Há muitas questões em jogo, é certo, inclusive assumir para si, nesse processo infinito de implicação mutua, que todas essas perspectivas de produção identitária já foram cooptada pela economia mundial e pelos próprios circuitos de produção cultural. Reconhecer a identidade, não sejamos hipócritas, também tem sido a forma legitimada de “ganhar o edital”, de ganhar o próprio pão e manter-se economicamente ativo no mercado. Embora a democracia cultural ainda não seja de fato um paradigma resolvido, hoje já é possível falar que há um mercado amplamente difundido como “cultura de periferia”, contudo falar que a periferia já seja um território hegemônico me parece demasiado perigoso ante ao ressentimento de classe tão em voga nos tempos em que vivemos. Discutir pós-identidade, mesmo no plano do ideal, parece-me enérgico e urgente, contudo, penso que ainda é necessário muito tempo para que possamos analisar com destreza os impactos positivos-negativos do empoderamento identitário nos segmentos de produção cultural e criação em artes.

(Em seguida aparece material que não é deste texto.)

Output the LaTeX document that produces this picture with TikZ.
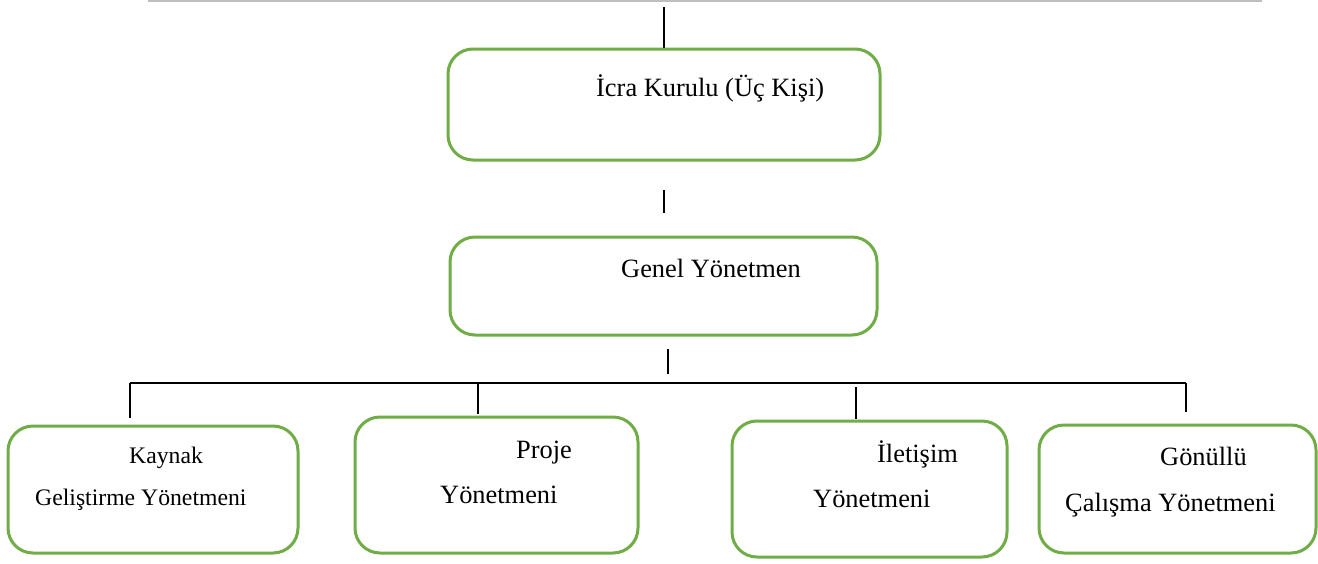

Enquanto isso, voltamos a incomodar. Continuaremos nos afirmando como artistas de periferia, artistas negros, artistas trans, artistas travestis, artistas de assentamentos rurais, artistas ativistas num mundo onde a igualdade ainda é sonho, mas a diferença é altamente perigosa e perseguida. Para encerrar esse pensamento de domingo, deixo a frase do nosso grande Boaventura de Souza Santos, talvez ela elucide bem melhor meus mais profundos desejos na escrita desse textão: "Lutar pela igualdade sempre que as diferenças nos discriminem. Lutar pela diferença sempre que a igualdade nos descaracterize”. Axé!